Even if the new job involves a pay cut or lateral move career-wise, it’s still a chance to build skills.

Here are five ways to make the most of an imperfect job.

Do the job well.

Excelling at the current job is often the easiest way to be considered for a different, more rewarding job. Even if the current job isn’t ideal, it’s still a chance to learn both technical skills, such as coding or writing presentations, and the so-called “soft” skills, such as conflict management, organizational awareness, and even empathy. “Your new work environment will provide the opportunities to improve skills that are important for where you are looking to take your career,” says Ryan Frechette, a career coach at Korn Ferry Advance.

Have a positive attitude.

“This is your next job, not your last job,” Frechette says. Even if the new job involves a pay cut or lateral move career-wise, it’s still a chance to build skills. And workers may be pleasantly surprised by the role and enjoy the experience and people.

Plus, grousing about how good the job market looked six months ago doesn’t change the fact that jobs right now—and likely for the next several months—might be hard to come by. “People are taking jobs that maybe they didn’t expect, but you have to level set right now because otherwise your income could be zero,” says Hayes.

Ask the boss for more.

Once a new hire has established that they can do the job, they can ask their supervisors what other ways they can help, Hayes says. Nearly every boss could use help with something. Indeed, some experts believe that making the boss’s life easier is an essential career skill. Some easy ways to help out the boss include taking on projects that no one else wants or learning a tough skill.

Network, network, network.

According to Korn Ferry studies, about 80% of people say that their current job came from a referral or connection from someone they know. New jobs are great opportunities to expand both internal and external networks. Focus on how you can help others, and when the time comes, others will be more than happy to help you. Networking will help anyone learn who the key stakeholders are within the organization, Hayes says.

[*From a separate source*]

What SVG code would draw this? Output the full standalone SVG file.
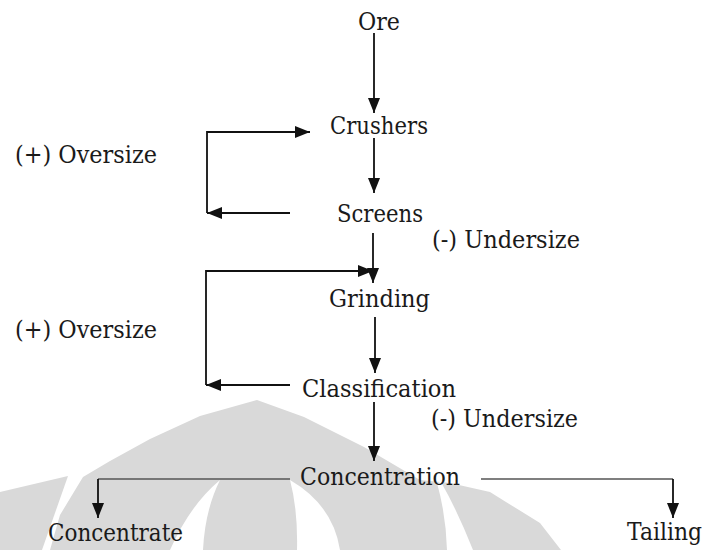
<svg xmlns="http://www.w3.org/2000/svg" width="714" height="550" viewBox="0 0 714 550">
<defs>
<style>
text{font-family:'DejaVu Serif','Liberation Serif',serif;font-size:25px;fill:#1a1a1a;}
.m{text-anchor:middle;}
.c{fill:none;stroke:#111;stroke-width:1.8;}
.thin{fill:none;stroke:#555;stroke-width:1.3;}
.wm{fill:#d9d9d9;stroke:none;}
.wh{fill:#fff;stroke:none;}
</style>
<marker id="ah" markerUnits="userSpaceOnUse" markerWidth="15" markerHeight="12" refX="15" refY="6" orient="auto">
<path d="M0,0 L15,6 L0,12 Z" fill="#111"/>
</marker>
</defs>
<rect width="714" height="550" fill="#fff"/>
<g id="watermark">
<path class="wm" d="M0,492 L68,476 L42,550 L0,550 Z"/>
<path class="wm" d="M50,550 L60,515 L83,477 L110,461 L150,439 L200,416 L257,400 L304,417 L364,447 L420,480 L450,483 L490,492 L540,523 L561,550 Z"/>
<path class="wh" d="M220,480 Q190,505 170,550 L203,550 Q205,510 220,480 Z"/>
<path class="wh" d="M290,480 Q333,505 340,550 L297,550 Q298,510 290,480 Z"/>
<path class="wh" d="M441,482 Q458,512 473,550 L447,550 Q446,515 437,483 Z"/>
</g>
<g id="connectors">
<line class="c" x1="374" y1="33" x2="374" y2="113" marker-end="url(#ah)"/>
<line class="c" x1="374" y1="138" x2="374" y2="193" marker-end="url(#ah)"/>
<polyline class="c" points="290,213 207,213" marker-end="url(#ah)"/>
<polyline class="c" points="207,213 207,132 310,132" marker-end="url(#ah)"/>
<line class="c" x1="373" y1="233" x2="373" y2="283" marker-end="url(#ah)"/>
<polyline class="c" points="206,385 206,271 373,271" marker-end="url(#ah)"/>
<polyline class="c" points="290,385 206,385" marker-end="url(#ah)"/>
<line class="c" x1="375" y1="317" x2="375" y2="373" marker-end="url(#ah)"/>
<line class="c" x1="374" y1="402" x2="374" y2="461" marker-end="url(#ah)"/>
<polyline class="thin" points="290,479 98,479"/>
<line class="c" x1="98" y1="479" x2="98" y2="518" marker-end="url(#ah)"/>
<polyline class="thin" points="481,479 673,479"/>
<line class="c" x1="673" y1="479" x2="673" y2="518" marker-end="url(#ah)"/>
</g>
<g id="ore"><text class="m" x="379" y="30" textLength="42" lengthAdjust="spacingAndGlyphs">Ore</text></g>
<g id="crushers"><text class="m" x="379" y="134" textLength="98" lengthAdjust="spacingAndGlyphs">Crushers</text></g>
<g id="screens"><text class="m" x="380" y="222" textLength="86" lengthAdjust="spacingAndGlyphs">Screens</text></g>
<g id="grinding"><text class="m" x="379.5" y="307" textLength="101" lengthAdjust="spacingAndGlyphs">Grinding</text></g>
<g id="classification"><text class="m" x="379" y="397" textLength="154" lengthAdjust="spacingAndGlyphs">Classification</text></g>
<g id="concentration"><text class="m" x="380" y="485" textLength="160" lengthAdjust="spacingAndGlyphs">Concentration</text></g>
<g id="concentrate"><text x="48" y="541" textLength="135" lengthAdjust="spacingAndGlyphs">Concentrate</text></g>
<g id="tailing"><text x="627" y="540" textLength="75" lengthAdjust="spacingAndGlyphs">Tailing</text></g>
<g id="oversize1"><text x="15" y="163" textLength="142" lengthAdjust="spacingAndGlyphs">(+) Oversize</text></g>
<g id="oversize2"><text x="15" y="338" textLength="142" lengthAdjust="spacingAndGlyphs">(+) Oversize</text></g>
<g id="undersize1"><text x="432" y="248" textLength="148" lengthAdjust="spacingAndGlyphs">(-) Undersize</text></g>
<g id="undersize2"><text x="431" y="427" textLength="147" lengthAdjust="spacingAndGlyphs">(-) Undersize</text></g>
</svg>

Think about that next job.

There’s no shame in planning ahead. It takes time to get any job, let alone the right job. Experts suggest taking the job currently offered but to keep looking for something that may be more aligned with what you really want. “It’s not an either/or situation, but rather a both/and situation,” Hayes says.

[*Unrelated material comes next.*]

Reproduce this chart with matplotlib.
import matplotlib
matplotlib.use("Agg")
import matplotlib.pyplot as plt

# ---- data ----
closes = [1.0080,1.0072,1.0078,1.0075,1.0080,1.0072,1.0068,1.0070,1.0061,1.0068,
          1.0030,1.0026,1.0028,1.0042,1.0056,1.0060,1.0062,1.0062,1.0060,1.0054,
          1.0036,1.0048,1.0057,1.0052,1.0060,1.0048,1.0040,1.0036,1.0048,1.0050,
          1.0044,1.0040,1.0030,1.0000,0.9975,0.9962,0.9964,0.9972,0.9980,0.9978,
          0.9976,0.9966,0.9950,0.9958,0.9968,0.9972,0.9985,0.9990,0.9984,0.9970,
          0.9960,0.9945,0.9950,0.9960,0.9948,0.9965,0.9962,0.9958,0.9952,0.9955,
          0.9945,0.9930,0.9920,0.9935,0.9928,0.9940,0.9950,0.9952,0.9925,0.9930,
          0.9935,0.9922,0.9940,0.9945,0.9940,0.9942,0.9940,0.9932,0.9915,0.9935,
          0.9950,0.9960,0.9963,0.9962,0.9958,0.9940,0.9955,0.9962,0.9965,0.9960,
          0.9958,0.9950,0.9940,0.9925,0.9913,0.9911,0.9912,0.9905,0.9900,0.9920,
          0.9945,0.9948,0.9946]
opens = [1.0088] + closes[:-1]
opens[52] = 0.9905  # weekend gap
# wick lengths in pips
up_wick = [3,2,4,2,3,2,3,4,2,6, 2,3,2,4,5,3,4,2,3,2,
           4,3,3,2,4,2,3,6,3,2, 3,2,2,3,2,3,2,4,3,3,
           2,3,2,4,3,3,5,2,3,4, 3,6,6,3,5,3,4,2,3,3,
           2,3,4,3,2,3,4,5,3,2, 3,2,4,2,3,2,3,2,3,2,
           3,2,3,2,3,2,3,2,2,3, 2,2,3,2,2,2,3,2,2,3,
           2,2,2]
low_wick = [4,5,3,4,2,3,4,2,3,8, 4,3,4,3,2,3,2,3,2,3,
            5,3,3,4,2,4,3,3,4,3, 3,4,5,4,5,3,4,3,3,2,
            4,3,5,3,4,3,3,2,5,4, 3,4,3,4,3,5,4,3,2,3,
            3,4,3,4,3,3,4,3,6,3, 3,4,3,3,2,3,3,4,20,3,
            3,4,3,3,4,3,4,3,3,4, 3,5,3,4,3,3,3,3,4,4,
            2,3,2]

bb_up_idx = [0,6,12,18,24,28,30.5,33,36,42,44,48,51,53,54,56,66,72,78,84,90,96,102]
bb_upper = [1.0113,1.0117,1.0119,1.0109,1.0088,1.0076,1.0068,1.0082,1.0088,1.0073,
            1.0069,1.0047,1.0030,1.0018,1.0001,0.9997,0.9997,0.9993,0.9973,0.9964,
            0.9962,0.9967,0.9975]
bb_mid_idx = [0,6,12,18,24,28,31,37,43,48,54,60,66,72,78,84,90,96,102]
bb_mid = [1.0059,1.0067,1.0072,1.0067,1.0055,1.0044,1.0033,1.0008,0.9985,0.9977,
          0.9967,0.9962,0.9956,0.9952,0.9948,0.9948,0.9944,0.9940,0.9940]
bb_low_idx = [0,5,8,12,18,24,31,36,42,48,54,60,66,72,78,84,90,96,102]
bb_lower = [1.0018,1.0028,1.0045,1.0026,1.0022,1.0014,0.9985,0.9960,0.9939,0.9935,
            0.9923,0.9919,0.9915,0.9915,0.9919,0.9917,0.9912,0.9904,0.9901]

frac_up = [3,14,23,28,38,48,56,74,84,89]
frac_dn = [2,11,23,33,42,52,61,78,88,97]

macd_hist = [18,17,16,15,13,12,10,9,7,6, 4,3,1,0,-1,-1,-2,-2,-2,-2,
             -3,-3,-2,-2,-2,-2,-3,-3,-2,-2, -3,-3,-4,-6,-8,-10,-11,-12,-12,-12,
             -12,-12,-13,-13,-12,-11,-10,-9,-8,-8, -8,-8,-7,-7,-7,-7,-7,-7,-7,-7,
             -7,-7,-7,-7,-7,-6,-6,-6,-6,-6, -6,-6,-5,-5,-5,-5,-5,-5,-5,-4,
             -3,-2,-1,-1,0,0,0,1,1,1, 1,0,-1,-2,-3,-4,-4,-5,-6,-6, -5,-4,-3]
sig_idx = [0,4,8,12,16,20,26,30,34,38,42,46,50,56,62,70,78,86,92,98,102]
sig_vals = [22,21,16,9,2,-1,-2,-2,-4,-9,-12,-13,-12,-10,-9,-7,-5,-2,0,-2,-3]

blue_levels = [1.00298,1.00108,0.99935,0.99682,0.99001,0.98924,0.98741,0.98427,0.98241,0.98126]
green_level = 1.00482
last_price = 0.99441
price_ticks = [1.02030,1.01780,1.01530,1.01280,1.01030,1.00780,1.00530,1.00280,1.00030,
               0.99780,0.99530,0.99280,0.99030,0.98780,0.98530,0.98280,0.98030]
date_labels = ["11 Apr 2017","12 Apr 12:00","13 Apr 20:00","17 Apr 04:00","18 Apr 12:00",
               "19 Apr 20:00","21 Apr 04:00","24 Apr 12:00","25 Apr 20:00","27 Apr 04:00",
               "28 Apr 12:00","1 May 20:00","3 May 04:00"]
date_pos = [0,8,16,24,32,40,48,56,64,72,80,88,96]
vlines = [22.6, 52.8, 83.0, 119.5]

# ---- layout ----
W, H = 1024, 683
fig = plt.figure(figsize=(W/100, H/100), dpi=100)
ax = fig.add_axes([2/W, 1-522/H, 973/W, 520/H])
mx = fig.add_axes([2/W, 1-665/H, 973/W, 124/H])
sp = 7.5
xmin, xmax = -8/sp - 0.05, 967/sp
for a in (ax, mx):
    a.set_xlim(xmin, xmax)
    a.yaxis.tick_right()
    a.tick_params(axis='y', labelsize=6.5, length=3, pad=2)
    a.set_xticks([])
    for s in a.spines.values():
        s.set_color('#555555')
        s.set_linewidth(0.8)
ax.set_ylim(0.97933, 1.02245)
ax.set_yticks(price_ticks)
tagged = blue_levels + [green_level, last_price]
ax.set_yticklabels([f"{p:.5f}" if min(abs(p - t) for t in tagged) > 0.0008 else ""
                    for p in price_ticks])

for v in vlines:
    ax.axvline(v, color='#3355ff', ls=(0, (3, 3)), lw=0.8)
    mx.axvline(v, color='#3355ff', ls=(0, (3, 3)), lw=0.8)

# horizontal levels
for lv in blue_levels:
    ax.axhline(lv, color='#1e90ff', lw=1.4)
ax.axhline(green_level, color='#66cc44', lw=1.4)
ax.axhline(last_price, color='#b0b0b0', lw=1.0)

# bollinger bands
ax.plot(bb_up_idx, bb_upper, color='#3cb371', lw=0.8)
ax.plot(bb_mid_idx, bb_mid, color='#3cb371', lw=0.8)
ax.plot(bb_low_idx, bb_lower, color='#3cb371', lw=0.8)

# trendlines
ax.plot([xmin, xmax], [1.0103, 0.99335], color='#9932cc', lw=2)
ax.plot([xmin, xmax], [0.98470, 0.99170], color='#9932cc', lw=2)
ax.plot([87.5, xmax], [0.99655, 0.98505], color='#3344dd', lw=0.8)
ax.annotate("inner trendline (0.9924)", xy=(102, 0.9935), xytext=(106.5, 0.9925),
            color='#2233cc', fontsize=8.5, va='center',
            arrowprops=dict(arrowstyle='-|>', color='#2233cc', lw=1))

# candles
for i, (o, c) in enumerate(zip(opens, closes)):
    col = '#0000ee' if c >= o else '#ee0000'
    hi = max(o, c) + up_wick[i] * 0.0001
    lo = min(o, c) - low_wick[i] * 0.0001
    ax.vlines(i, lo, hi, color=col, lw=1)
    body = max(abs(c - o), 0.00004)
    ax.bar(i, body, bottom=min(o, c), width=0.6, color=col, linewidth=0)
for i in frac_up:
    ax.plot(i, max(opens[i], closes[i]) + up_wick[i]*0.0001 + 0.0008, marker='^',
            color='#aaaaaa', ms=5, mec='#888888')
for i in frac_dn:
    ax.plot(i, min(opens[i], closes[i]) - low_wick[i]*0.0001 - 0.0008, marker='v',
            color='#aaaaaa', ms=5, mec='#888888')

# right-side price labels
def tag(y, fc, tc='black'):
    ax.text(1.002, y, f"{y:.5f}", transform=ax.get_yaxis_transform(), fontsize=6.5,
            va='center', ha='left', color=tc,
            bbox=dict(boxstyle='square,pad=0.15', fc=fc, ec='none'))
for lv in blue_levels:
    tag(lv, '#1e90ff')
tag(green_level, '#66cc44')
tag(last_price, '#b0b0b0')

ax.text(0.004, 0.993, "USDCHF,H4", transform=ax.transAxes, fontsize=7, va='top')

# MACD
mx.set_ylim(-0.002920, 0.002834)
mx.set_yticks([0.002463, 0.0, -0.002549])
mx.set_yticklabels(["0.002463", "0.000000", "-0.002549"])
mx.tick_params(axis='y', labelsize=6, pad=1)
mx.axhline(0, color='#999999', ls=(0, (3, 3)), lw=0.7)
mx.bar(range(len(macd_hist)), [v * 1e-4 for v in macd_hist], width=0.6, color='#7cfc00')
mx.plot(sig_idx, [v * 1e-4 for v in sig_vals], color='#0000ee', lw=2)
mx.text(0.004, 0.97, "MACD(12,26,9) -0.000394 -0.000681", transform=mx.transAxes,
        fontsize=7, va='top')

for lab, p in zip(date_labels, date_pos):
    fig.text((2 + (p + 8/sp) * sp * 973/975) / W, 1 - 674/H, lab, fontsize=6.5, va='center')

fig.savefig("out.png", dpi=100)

Organizations sometimes frown upon candidates who want to leave their current roles after only a few months, but these current, unusual times might make that obstacle easier to overcome. Nobody will fault an applicant from doing what they needed to do to provide for themselves or their families, Frechette says. “Organizations that would judge this move negatively would likely not be the kind of organization you want to be part of,” he says. Just make sure that the job search doesn’t interfere with the new role.